▶ **GIVEN REQUEST**: Transcribe the records that follow. Keep every word exactly, and drop the pictures.

Figure scripts
=====
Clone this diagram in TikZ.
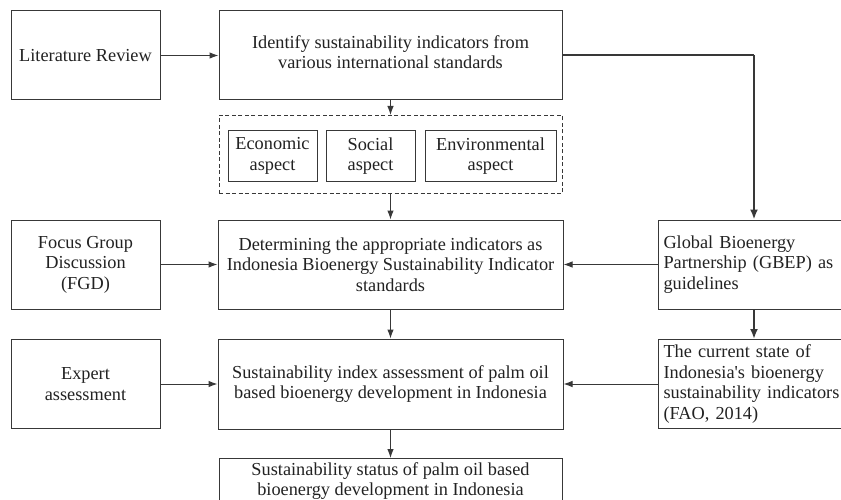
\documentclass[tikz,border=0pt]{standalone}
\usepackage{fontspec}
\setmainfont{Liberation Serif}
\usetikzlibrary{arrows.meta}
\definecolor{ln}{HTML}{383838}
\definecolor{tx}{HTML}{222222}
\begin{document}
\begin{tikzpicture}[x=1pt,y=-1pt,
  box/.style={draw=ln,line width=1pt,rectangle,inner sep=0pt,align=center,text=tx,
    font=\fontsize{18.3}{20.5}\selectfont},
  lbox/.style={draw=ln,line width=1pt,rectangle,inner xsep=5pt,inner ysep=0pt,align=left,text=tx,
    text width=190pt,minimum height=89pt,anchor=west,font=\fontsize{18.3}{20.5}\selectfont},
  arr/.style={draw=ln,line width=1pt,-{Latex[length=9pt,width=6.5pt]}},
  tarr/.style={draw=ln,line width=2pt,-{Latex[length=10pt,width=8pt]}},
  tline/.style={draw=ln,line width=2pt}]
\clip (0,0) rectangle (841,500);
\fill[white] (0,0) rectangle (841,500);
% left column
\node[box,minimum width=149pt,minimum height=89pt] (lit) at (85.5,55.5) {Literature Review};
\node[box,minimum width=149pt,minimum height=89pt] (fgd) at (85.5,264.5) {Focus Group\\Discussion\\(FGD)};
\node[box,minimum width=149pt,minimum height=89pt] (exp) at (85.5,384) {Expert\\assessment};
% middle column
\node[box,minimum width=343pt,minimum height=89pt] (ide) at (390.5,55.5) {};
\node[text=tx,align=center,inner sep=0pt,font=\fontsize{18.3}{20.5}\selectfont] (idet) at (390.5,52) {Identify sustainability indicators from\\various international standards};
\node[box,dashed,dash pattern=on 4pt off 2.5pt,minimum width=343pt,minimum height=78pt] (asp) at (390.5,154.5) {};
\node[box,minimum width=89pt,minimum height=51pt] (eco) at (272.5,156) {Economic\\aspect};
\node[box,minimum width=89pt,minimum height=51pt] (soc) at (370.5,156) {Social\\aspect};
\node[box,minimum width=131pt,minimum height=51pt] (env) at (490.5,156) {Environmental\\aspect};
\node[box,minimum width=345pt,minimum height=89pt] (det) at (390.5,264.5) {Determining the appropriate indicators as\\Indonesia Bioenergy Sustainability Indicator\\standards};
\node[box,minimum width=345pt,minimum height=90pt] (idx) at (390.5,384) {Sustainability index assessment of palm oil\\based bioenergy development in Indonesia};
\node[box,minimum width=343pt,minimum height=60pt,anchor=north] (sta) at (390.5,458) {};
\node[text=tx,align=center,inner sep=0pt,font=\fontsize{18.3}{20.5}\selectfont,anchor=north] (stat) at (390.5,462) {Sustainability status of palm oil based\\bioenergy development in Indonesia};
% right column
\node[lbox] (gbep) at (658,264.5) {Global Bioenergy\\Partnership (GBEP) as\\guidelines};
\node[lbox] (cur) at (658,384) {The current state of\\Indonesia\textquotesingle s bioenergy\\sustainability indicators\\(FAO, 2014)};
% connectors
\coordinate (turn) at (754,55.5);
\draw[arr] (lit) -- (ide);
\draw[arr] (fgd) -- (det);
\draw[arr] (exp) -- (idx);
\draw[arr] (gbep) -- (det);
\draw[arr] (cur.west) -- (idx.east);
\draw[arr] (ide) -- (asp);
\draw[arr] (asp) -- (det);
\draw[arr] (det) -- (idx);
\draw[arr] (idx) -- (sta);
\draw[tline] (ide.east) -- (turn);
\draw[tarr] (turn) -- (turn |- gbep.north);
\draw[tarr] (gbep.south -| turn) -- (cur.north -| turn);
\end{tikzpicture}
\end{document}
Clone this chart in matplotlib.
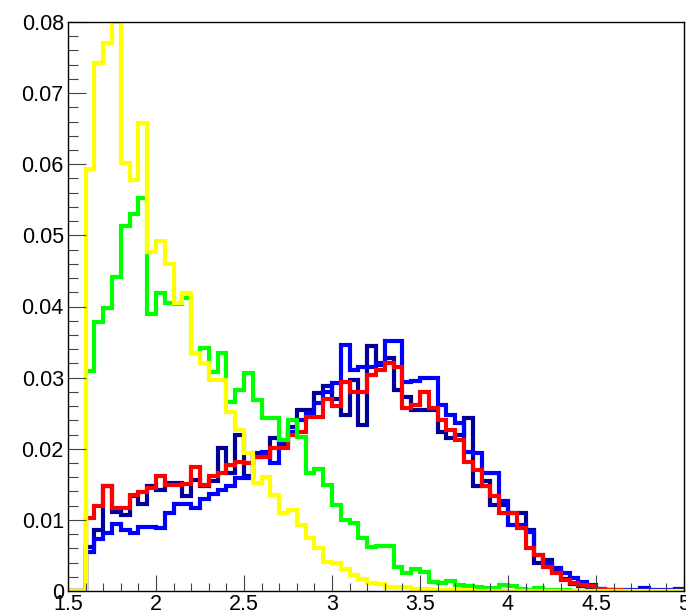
=====
▶ **RESPONSE TO THE EXERCISE**:
Clone this diagram in TikZ.
\documentclass[tikz,border=0pt]{standalone}
\usepackage{fontspec}
\setmainfont{Liberation Serif}
\usetikzlibrary{arrows.meta}
\definecolor{ln}{HTML}{383838}
\definecolor{tx}{HTML}{222222}
\begin{document}
\begin{tikzpicture}[x=1pt,y=-1pt,
  box/.style={draw=ln,line width=1pt,rectangle,inner sep=0pt,align=center,text=tx,
    font=\fontsize{18.3}{20.5}\selectfont},
  lbox/.style={draw=ln,line width=1pt,rectangle,inner xsep=5pt,inner ysep=0pt,align=left,text=tx,
    text width=190pt,minimum height=89pt,anchor=west,font=\fontsize{18.3}{20.5}\selectfont},
  arr/.style={draw=ln,line width=1pt,-{Latex[length=9pt,width=6.5pt]}},
  tarr/.style={draw=ln,line width=2pt,-{Latex[length=10pt,width=8pt]}},
  tline/.style={draw=ln,line width=2pt}]
\clip (0,0) rectangle (841,500);
\fill[white] (0,0) rectangle (841,500);
% left column
\node[box,minimum width=149pt,minimum height=89pt] (lit) at (85.5,55.5) {Literature Review};
\node[box,minimum width=149pt,minimum height=89pt] (fgd) at (85.5,264.5) {Focus Group\\Discussion\\(FGD)};
\node[box,minimum width=149pt,minimum height=89pt] (exp) at (85.5,384) {Expert\\assessment};
% middle column
\node[box,minimum width=343pt,minimum height=89pt] (ide) at (390.5,55.5) {};
\node[text=tx,align=center,inner sep=0pt,font=\fontsize{18.3}{20.5}\selectfont] (idet) at (390.5,52) {Identify sustainability indicators from\\various international standards};
\node[box,dashed,dash pattern=on 4pt off 2.5pt,minimum width=343pt,minimum height=78pt] (asp) at (390.5,154.5) {};
\node[box,minimum width=89pt,minimum height=51pt] (eco) at (272.5,156) {Economic\\aspect};
\node[box,minimum width=89pt,minimum height=51pt] (soc) at (370.5,156) {Social\\aspect};
\node[box,minimum width=131pt,minimum height=51pt] (env) at (490.5,156) {Environmental\\aspect};
\node[box,minimum width=345pt,minimum height=89pt] (det) at (390.5,264.5) {Determining the appropriate indicators as\\Indonesia Bioenergy Sustainability Indicator\\standards};
\node[box,minimum width=345pt,minimum height=90pt] (idx) at (390.5,384) {Sustainability index assessment of palm oil\\based bioenergy development in Indonesia};
\node[box,minimum width=343pt,minimum height=60pt,anchor=north] (sta) at (390.5,458) {};
\node[text=tx,align=center,inner sep=0pt,font=\fontsize{18.3}{20.5}\selectfont,anchor=north] (stat) at (390.5,462) {Sustainability status of palm oil based\\bioenergy development in Indonesia};
% right column
\node[lbox] (gbep) at (658,264.5) {Global Bioenergy\\Partnership (GBEP) as\\guidelines};
\node[lbox] (cur) at (658,384) {The current state of\\Indonesia\textquotesingle s bioenergy\\sustainability indicators\\(FAO, 2014)};
% connectors
\coordinate (turn) at (754,55.5);
\draw[arr] (lit) -- (ide);
\draw[arr] (fgd) -- (det);
\draw[arr] (exp) -- (idx);
\draw[arr] (gbep) -- (det);
\draw[arr] (cur.west) -- (idx.east);
\draw[arr] (ide) -- (asp);
\draw[arr] (asp) -- (det);
\draw[arr] (det) -- (idx);
\draw[arr] (idx) -- (sta);
\draw[tline] (ide.east) -- (turn);
\draw[tarr] (turn) -- (turn |- gbep.north);
\draw[tarr] (gbep.south -| turn) -- (cur.north -| turn);
\end{tikzpicture}
\end{document}
Clone this chart in matplotlib.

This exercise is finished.